On the Critic Couch, the GP repeat stuff they’ve said in the SUV for no reason at all. More people arrive, including her co-worker who’s a ringer for George Lopez. He tells her, “The girls look good.” Did he just make a boob comment to a co-worker? George loves the red leather desk chairs. He must be a pimp.
Luz stands with a hand on her hip. The Gal Pals clap for her assertiveness.
Michael from New York has arrived. He’s an old lawyer friend. He speaks to her mother in Spanish. I think he’d look much better without the mustache. The GP think he’s cute. George Lopez accosts Luz and tells her that Michael is “dapper.” The GP like his tie. Robbie calls him, “Very Blair Underwood.” Luz tells George that toe cleavage is in.
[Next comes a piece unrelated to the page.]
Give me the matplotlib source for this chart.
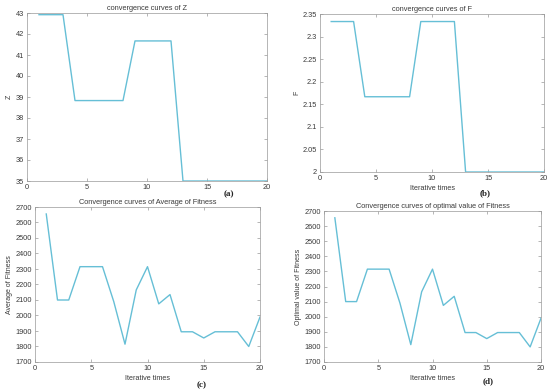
import numpy as np
import matplotlib.pyplot as plt

plt.rcParams['font.family'] = ['Liberation Sans', 'DejaVu Sans']

iters = list(range(1, 21))
z_vals = [42.92, 42.92, 42.92, 38.83, 38.83, 38.83, 38.83, 38.83, 41.67, 41.67,
          41.67, 41.67, 35.0, 35.0, 35.0, 35.0, 35.0, 35.0, 35.0, 35.0]
f_vals = [2.3333, 2.3333, 2.3333, 2.1667, 2.1667, 2.1667, 2.1667, 2.1667, 2.3333, 2.3333,
          2.3333, 2.3333, 2.0, 2.0, 2.0, 2.0, 2.0, 2.0, 2.0, 2.0]
avg_fit = [2655, 2100, 2100, 2315, 2315, 2315, 2090, 1815, 2165, 2315,
           2075, 2135, 1895, 1895, 1855, 1895, 1895, 1895, 1800, 1990]
opt_fit = [2655, 2100, 2100, 2315, 2315, 2315, 2090, 1815, 2165, 2315,
           2075, 2135, 1895, 1895, 1855, 1895, 1895, 1895, 1800, 1990]

line_color = '#66bfd6'
txt = '#3a3a3a'

fig = plt.figure(figsize=(5.5, 3.92), dpi=100)
W, H = 550, 392

panels = [
    dict(box=(27, 13, 267, 181), y=z_vals, ylim=(35, 43), yticks=np.arange(35, 44, 1),
         ylabs=None, title='convergence curves of Z', ylabel='Z', xlabel=None,
         tag='(a)', tagpos=(229, 194)),
    dict(box=(320, 14, 544, 172), y=f_vals, ylim=(2.0, 2.35), yticks=np.arange(2.0, 2.351, 0.05),
         ylabs=['2', '2.05', '2.1', '2.15', '2.2', '2.25', '2.3', '2.35'],
         title='convergence curves of F', ylabel='F', xlabel='Iterative times',
         tag='(b)', tagpos=(485, 193)),
    dict(box=(35, 207, 260, 362), y=avg_fit, ylim=(1700, 2700), yticks=np.arange(1700, 2701, 100),
         ylabs=None, title='Convergence curves of Average of Fitness', ylabel='Average of Fitness',
         xlabel='Iterative times', tag='(c)', tagpos=(202, 385)),
    dict(box=(324, 211, 541, 362), y=opt_fit, ylim=(1700, 2700), yticks=np.arange(1700, 2701, 100),
         ylabs=None, title='Convergence curves of optimal value of Fitness',
         ylabel='Optimal value of Fitness', xlabel='Iterative times',
         tag='(d)', tagpos=(488, 381)),
]

for p in panels:
    l, t, r, b = p['box']
    ax = fig.add_axes([l / W, (H - b) / H, (r - l) / W, (b - t) / H])
    ax.plot(iters, p['y'], color=line_color, linewidth=1.0)
    ax.set_xlim(0, 20)
    ax.set_ylim(*p['ylim'])
    ax.set_xticks([0, 5, 10, 15, 20])
    ax.set_yticks(p['yticks'])
    if p['ylabs'] is not None:
        ax.set_yticklabels(p['ylabs'])
    ax.tick_params(direction='in', top=True, right=True, labelsize=5.3,
                   length=2, width=0.5, colors='#999999', labelcolor=txt, pad=2)
    for s in ax.spines.values():
        s.set_linewidth(0.5)
        s.set_color('#999999')
    ax.set_title(p['title'], fontsize=5.3, color=txt, pad=2)
    ax.set_ylabel(p['ylabel'], fontsize=5.0, color=txt, labelpad=2)
    if p['xlabel']:
        ax.set_xlabel(p['xlabel'], fontsize=5.2, color=txt, labelpad=2)
    fig.text(p['tagpos'][0] / W, 1 - p['tagpos'][1] / H, p['tag'],
             fontsize=6.5, fontweight='bold', family='Liberation Serif', color='#222222',
             ha='center', va='center')

fig.savefig('out.png', dpi=100)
More people come in. They’re from the community. Perspective clients.
Michael toasts to Luz. She winks. Michael pulls her aside. He then tells Luz she has passion and gold flecks in her eyes. Luz blushes. He might be moving to L. A. She grins. I still think he’d be better with no mustache. Robbie sighs, “You had me at hello.” Ha!
Cut to the door and three older black women entering. Damon calls out, “Here come the Pointer Sisters!” Ha! Now that’s comedy. The women are actually from the Chamber of Commerce and they’re there to welcome Luz to the neighborhood in her new expanded office. Heehee. I found the Pointer Sisters thing even funnier after finding that out, and so should you.
Luz speeches. She’s excited to be in the community. The Chamber of Commerce Pointer Sisters speech. Everyone claps. Then they do the Lucas clap and yell “yes we can” in Spanish. That was the slogan of the college I teach at until three other colleges used it in the same month!
The Gal Pals toast to Luz.
This week’s tips:
Robbie says to shop for shoes after a long day’s work because then your feet are sweaty and smelly and the salespeople will love you for it.
Damon says to stop cluttering up little shelves so they look less cluttered.
Honey says to use a cold razor because she still doesn’t get goosebumps from it.
Danny says to serve one-handed snacks at a party so your other hand is free to do whatever it wants. Like reach out and grab someone.
Luz is now a lady like lawyer who can show some cleavage in the courtroom without the judge holding her in contempt. Ah, the wonders of the toe.